Por último atendiendo, a la palabra en sí misma, el olvido nos habla de algo que se desliza en la memoria; el olvido es precisamente lo que hace que el objeto olvidado pueda instaurarse. Pensémoslo así: ¿Podríamos acaso hablar de memoria cuando dependemos de un objeto externo para sostener el vínculo con el objeto perdido?  No parece admisible, y es que tanto olvido como recuerdo tienen una doble acepción, una interna y una externa.
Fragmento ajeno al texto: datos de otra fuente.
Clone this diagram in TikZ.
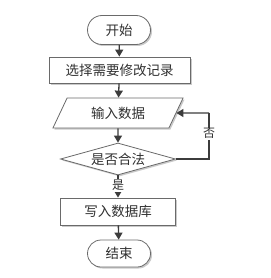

Las internas son, respectivamente, “deslizarse por la memoria” y “volver a pasar por el corazón”.  Afuera, en cambio, son apenas “un descuido” Y un regalo, un “Souvenir".  Por su parte, la memoria “memorare” nos habla de “almacenar en la mente”, un territorio abstracto, y si no se acepta que es abstracto porque se ubica en el cerebro, entonces digamos que es un territorio interno.  En resumen: hacer memoria implica darle un lugar al objeto en cuestión al interior de la mente, y para ello debe ser separado de su materia, que es lo que le impide deslizarse en la memoria, instaurarse en ella, y este proceso se logra sólo por medio del olvido.


Así pues, y por qué no es algo tan simple como dejar de lado los recuerdos, es momento de que como sociedad, y como individuos, nos demos también a la  compleja y refinada tarea de aprender a olvidar.